Monday, Apr. 20, 1942

Ghost Port

Boston's old, famed harbor lies closer to the Atlantic convoy routes than any U.S. shipping center, 200 miles nearer to Europe than any other big U.S. seaport. Boston Harbor is deep. Railheads are at water's edge. There are plenty of piers, cranes, warehouses for handling cargoes; plenty of trained labor. But last week, while other Atlantic ports were chockablock with war supplies, Boston docks and warehouses were empty.* The nation's handiest harbor on the Eastern Seaboard was a ghost port.

Explanations crusted the situation like barnacles on a foul bottom. The past record of the port was as smelly as its long, cobblestoned Fish Pier. Port officials said that union-labor rules delayed shiploading and unloading operations. A.F. of L. longshoremen refused to work nights. Union rules required double-time wages ($3.60 an hour) for work during meal hours: breakfast, 5 a.m.--8 a.m.; dinner, 5 p.m.--7 p.m. Because of a "lapse system" which allowed 20-minute rest periods, one operator figures that an average of only 17 out of a 20-man stevedore gang were ever on a job steadily. "Stand-bys," men whose jobs had been taken over by machinery in the middle of the job, had to be paid even though all they did was squat on the wharf and fish. Wrathful shippers took their business to businesslike harbors.

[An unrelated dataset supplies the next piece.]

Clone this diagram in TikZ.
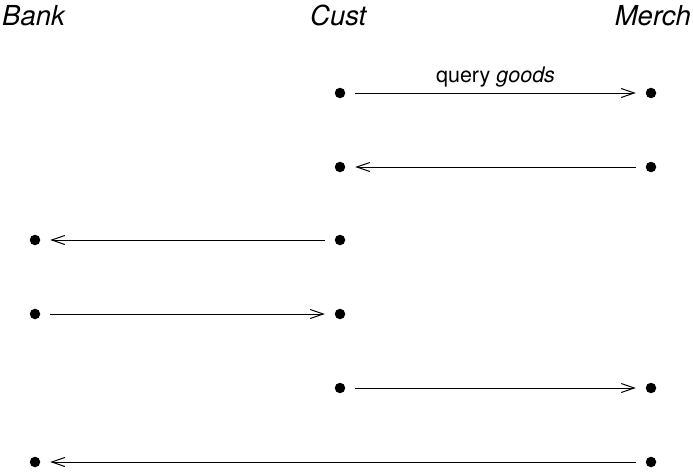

Labor alone was not to blame. Boston was cursed with absentee ownership. Only one deep-sea shipowner was left in the New England city that once was the greatest port on the North American continent. Labor troubles, management troubles had to be handled laboriously through agents and middlemen. No major trunk railroads gave the port a tinker's damn.

Boston's shipping business, going fast, sank sickeningly when war broke out in December. About all that was left was the South American shipping which the port had managed to hold. Coastwise ships were swept from the harbor, sold to the Government or turned into more profitable deep-sea routes. The Government even cast covetous eyes on the oil tankers that served Boston, until officials realized that if they took too many, New England would have to shut down its industrial plants.

The port never did get any important British Lend-Lease shipments to handle. Russian Lend-Lease cargoes were loaded at Boston only for a brief space. Complaining of labor conditions, mismanagement, congestion in the railroad yards, the Russians announced in a huff last January that they were going to pull out. Tall, handsome Richard Parkhurst, chairman of the Boston Port Authority, made mighty efforts, even won important concessions from the longshoremen, carried his pleas to Washington--to no avail. Russian officials took their business to other harbors, began complaining there just as loudly.

Last week Boston heard rumors that it was going to lose its South American shipping.

There was one promise of hope. An Army colonel in Boston, suddenly reckless with information, announced that Boston was to be a big embarkation point for troops and supplies. But the Army's business was only for the duration. Young Mayor Maurice J. Tobin, onetime newsboy, went into conferences with rail, shipping, port and labor officials to ponder Boston's future. Port Chairman Parkhurst saw the future very clearly, unless Boston woke up and did something: "a sort of backwater place of little commercial importance."

*By April 1, freight cars in Boston had dwindled to 300, fewer even than rolled into the yard of little neighbor Portland, Me.